--- begin Given data ---

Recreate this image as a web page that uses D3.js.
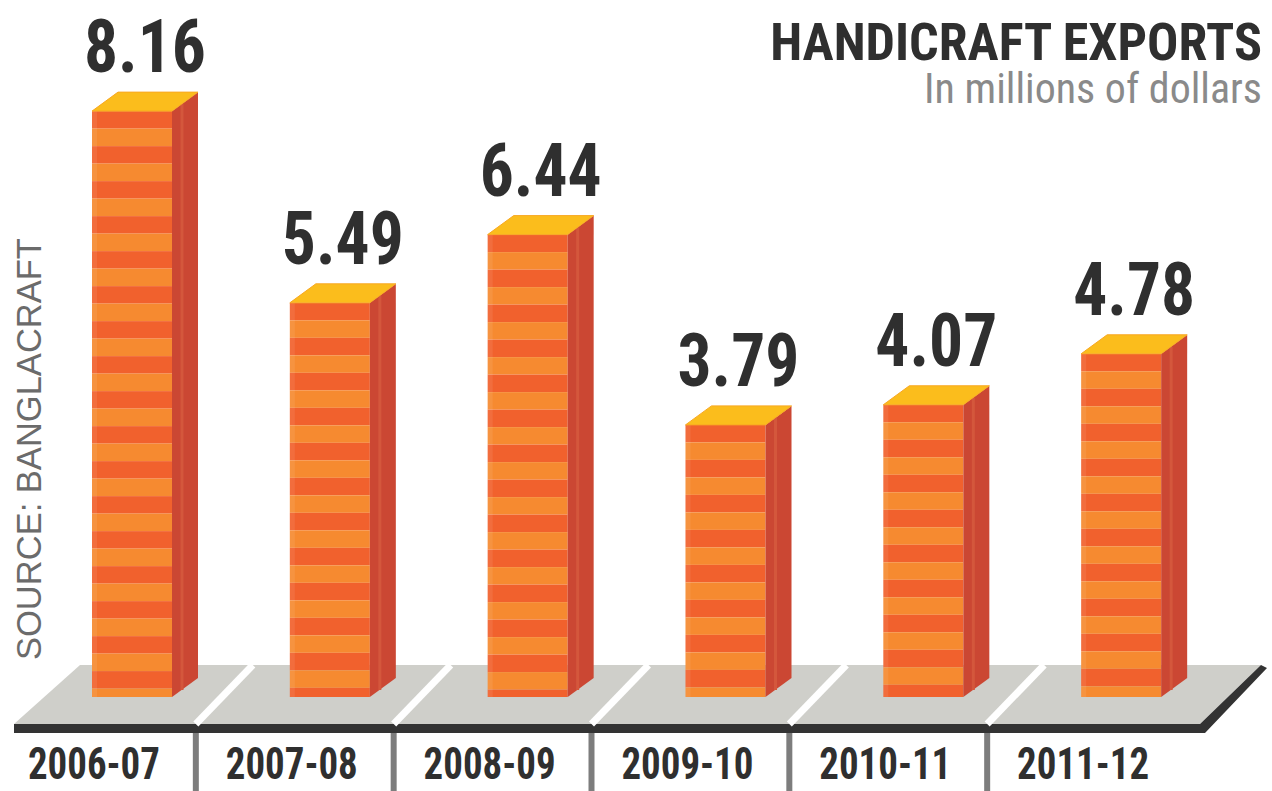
<!DOCTYPE html>
<html><head><meta charset="utf-8">
<script src="https://cdn.jsdelivr.net/npm/d3@7"></script>
<style>body{margin:0;background:#fff}svg{display:block}</style>
</head><body><svg id="c" width="1272" height="791"></svg>
<script>
const categories = ["2006-07","2007-08","2008-09","2009-10","2010-11","2011-12"];
const values = [8.16, 5.49, 6.44, 3.79, 4.07, 4.78];
const valueLabels = ["8.16","5.49","6.44","3.79","4.07","4.78"];
const title = "HANDICRAFT EXPORTS";
const subtitle = "In millions of dollars";
const source = "SOURCE:  BANGLACRAFT";

const svg = d3.select("#c");
const condensed = "'Liberation Sans Narrow','Roboto Condensed','DejaVu Sans Condensed','Arial Narrow',sans-serif";
const base = 697;
const x = d3.scaleBand().domain(categories).range([-3, 1184]).padding(0);
const y = d3.scaleLinear().domain([0, 9]).range([base, base - 9 * 71.8]);
const barOff = 95, barW = 80, dx = 26, dy = 19, stripe = 17.5;

// fit a text to a target width by adjusting its font size
function fitWidth(sel, size, target) {
  sel.attr("font-size", size);
  const w = sel.node().getComputedTextLength();
  if (w > 0) sel.attr("font-size", size * target / w);
  return sel;
}

svg.append("rect").attr("width", 1272).attr("height", 791).attr("fill", "#fff");

// platform
const pTop = 665, pBot = 724, pStrip = 733;
svg.append("polygon")
  .attr("points", [[80, pTop], [1261, pTop], [1200, pBot], [14, pBot]].join(" "))
  .attr("fill", "#cfcfca");
svg.append("polygon")
  .attr("points", [[14, pBot], [1200, pBot], [1261, pTop], [1267, pTop + 3], [1205, pStrip], [14, pStrip]].join(" "))
  .attr("fill", "#333333");

const bounds = categories.slice(1).map(c => x(c));
svg.selectAll("line.slant").data(bounds).join("line")
  .attr("x1", d => d + 1).attr("y1", pBot)
  .attr("x2", d => d + 58).attr("y2", pTop)
  .attr("stroke", "#fff").attr("stroke-width", 7);
svg.selectAll("line.sep").data(bounds).join("line")
  .attr("x1", d => d + 1).attr("x2", d => d + 1)
  .attr("y1", pStrip).attr("y2", 791)
  .attr("stroke", "#7d7d7d").attr("stroke-width", 6);

// bars
const bars = svg.selectAll("g.bar").data(categories.map((c, i) => ({c, v: values[i], lab: valueLabels[i]})))
  .join("g").attr("class", "bar");

bars.each(function(d) {
  const g = d3.select(this);
  const x0 = x(d.c) + barOff, yt = y(d.v);
  const n = Math.ceil((base - yt) / stripe);
  g.selectAll("rect.s").data(d3.range(n)).join("rect")
    .attr("x", x0).attr("width", barW)
    .attr("y", i => yt + i * stripe)
    .attr("height", i => Math.min(stripe, base - (yt + i * stripe)))
    .attr("fill", i => i % 2 === 0 ? "#f1612d" : "#f68a30");
  g.append("rect").attr("x", x0).attr("y", yt).attr("width", 5).attr("height", base - yt)
    .attr("fill", "#fff").attr("opacity", 0.08);
  g.append("polygon")
    .attr("points", [[x0 + barW, yt], [x0 + barW + dx, yt - dy], [x0 + barW + dx, base - dy], [x0 + barW, base]].join(" "))
    .attr("fill", "#cb4733");
  g.append("line")
    .attr("x1", x0 + barW + 10).attr("y1", yt - 7).attr("x2", x0 + barW + 10).attr("y2", base - 7)
    .attr("stroke", "#d4573c").attr("stroke-width", 3);
  g.append("polygon")
    .attr("points", [[x0, yt], [x0 + dx, yt - dy], [x0 + barW + dx, yt - dy], [x0 + barW, yt]].join(" "))
    .attr("fill", "#fbbd1c").attr("stroke", "#f8a823").attr("stroke-width", 1);
  g.append("text")
    .attr("x", x0 + (barW + dx) / 2).attr("y", yt - dy - 20)
    .attr("text-anchor", "middle")
    .attr("font-family", condensed).attr("font-weight", "bold").attr("font-size", 74)
    .attr("textLength", 122).attr("lengthAdjust", "spacingAndGlyphs")
    .attr("fill", "#2f2f2f").text(d.lab);
});

// category labels
svg.selectAll("text.cat").data(categories).join("text")
  .attr("class", "cat")
  .attr("x", d => x(d) + x.bandwidth() / 2 - 2).attr("y", 779)
  .attr("text-anchor", "middle")
  .attr("font-family", condensed).attr("font-weight", "bold").attr("font-size", 45)
  .attr("textLength", 132).attr("lengthAdjust", "spacingAndGlyphs")
  .attr("fill", "#2f2f2f").text(d => d);

// titles
const t1 = svg.append("text").attr("x", 1262).attr("y", 60).attr("text-anchor", "end")
  .attr("font-family", condensed).attr("font-weight", "bold")
  .attr("fill", "#2f2f2f").text(title);
fitWidth(t1, 55, 492);
const t2 = svg.append("text").attr("x", 1262).attr("y", 103).attr("text-anchor", "end")
  .attr("font-family", condensed)
  .attr("fill", "#8a8a8a").text(subtitle);
fitWidth(t2, 44, 338);

const s = svg.append("text").attr("transform", "translate(41,660) rotate(-90)")
  .attr("font-family", "'Liberation Sans',Arial,sans-serif")
  .attr("fill", "#6b6b6b").text(source);
fitWidth(s, 34, 422);
</script></body></html>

--- end Given data ---

Check the data for the word "this" and pull out the lines that have it.

Recreate this image as a web page that uses D3.js.
  const g = d3.select(this);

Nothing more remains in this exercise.